OBJECTIVE: Take the lines from the head of the listing through the one bearing "Chart.register(...registerables);" and copy them exactly, leaving every picture out.

begin RAW DATA

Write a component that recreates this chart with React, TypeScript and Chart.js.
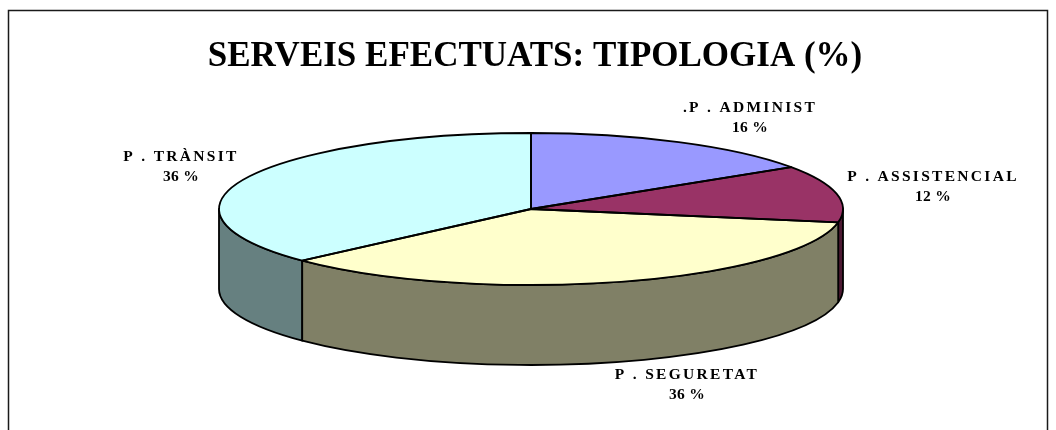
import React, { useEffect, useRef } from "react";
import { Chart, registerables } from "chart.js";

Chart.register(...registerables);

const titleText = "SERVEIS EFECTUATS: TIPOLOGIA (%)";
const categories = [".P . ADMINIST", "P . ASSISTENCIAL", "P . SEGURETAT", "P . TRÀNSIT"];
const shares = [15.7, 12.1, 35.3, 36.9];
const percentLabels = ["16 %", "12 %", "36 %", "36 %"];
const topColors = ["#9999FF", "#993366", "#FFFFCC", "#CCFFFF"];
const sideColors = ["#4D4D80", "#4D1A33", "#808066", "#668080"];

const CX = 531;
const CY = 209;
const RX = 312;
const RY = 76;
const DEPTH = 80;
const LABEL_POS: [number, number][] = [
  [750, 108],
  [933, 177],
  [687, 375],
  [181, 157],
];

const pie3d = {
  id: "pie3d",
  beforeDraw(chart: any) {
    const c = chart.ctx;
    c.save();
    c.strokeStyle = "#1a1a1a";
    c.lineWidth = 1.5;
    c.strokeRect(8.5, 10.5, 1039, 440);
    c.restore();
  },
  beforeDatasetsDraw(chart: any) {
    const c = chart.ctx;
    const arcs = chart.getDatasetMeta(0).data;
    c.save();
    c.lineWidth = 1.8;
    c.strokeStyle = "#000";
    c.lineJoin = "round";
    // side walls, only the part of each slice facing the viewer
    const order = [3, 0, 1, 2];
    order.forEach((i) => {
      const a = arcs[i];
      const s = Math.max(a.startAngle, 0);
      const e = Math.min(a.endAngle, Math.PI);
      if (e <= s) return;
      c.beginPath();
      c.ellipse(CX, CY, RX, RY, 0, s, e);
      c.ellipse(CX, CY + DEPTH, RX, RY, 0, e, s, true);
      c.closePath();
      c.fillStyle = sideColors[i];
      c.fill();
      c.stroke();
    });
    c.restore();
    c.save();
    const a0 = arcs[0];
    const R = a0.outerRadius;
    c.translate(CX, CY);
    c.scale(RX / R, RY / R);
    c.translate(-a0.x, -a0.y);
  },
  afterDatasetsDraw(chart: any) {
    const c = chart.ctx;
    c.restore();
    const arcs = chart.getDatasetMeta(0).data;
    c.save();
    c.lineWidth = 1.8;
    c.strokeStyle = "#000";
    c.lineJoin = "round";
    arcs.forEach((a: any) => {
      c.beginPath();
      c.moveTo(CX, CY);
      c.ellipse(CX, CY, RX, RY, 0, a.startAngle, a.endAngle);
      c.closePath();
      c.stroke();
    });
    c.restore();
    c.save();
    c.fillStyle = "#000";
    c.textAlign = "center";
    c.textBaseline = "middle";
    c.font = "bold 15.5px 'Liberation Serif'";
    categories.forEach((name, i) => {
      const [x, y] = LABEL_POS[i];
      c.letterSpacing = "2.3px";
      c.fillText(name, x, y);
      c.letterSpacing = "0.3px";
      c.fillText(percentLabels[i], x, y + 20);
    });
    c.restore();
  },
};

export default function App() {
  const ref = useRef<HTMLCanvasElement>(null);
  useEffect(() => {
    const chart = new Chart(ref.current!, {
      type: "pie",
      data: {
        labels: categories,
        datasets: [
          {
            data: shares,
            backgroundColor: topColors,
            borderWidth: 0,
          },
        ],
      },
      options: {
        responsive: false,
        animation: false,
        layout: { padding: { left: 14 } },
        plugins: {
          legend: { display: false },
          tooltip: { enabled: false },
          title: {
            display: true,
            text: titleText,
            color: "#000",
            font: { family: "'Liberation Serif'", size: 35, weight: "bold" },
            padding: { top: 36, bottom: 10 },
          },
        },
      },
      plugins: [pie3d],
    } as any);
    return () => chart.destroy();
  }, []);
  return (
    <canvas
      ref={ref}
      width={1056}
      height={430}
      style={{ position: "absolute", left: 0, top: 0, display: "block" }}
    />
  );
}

end RAW DATA

EXERCISE RESULT:
Write a component that recreates this chart with React, TypeScript and Chart.js.
import React, { useEffect, useRef } from "react";
import { Chart, registerables } from "chart.js";

Chart.register(...registerables);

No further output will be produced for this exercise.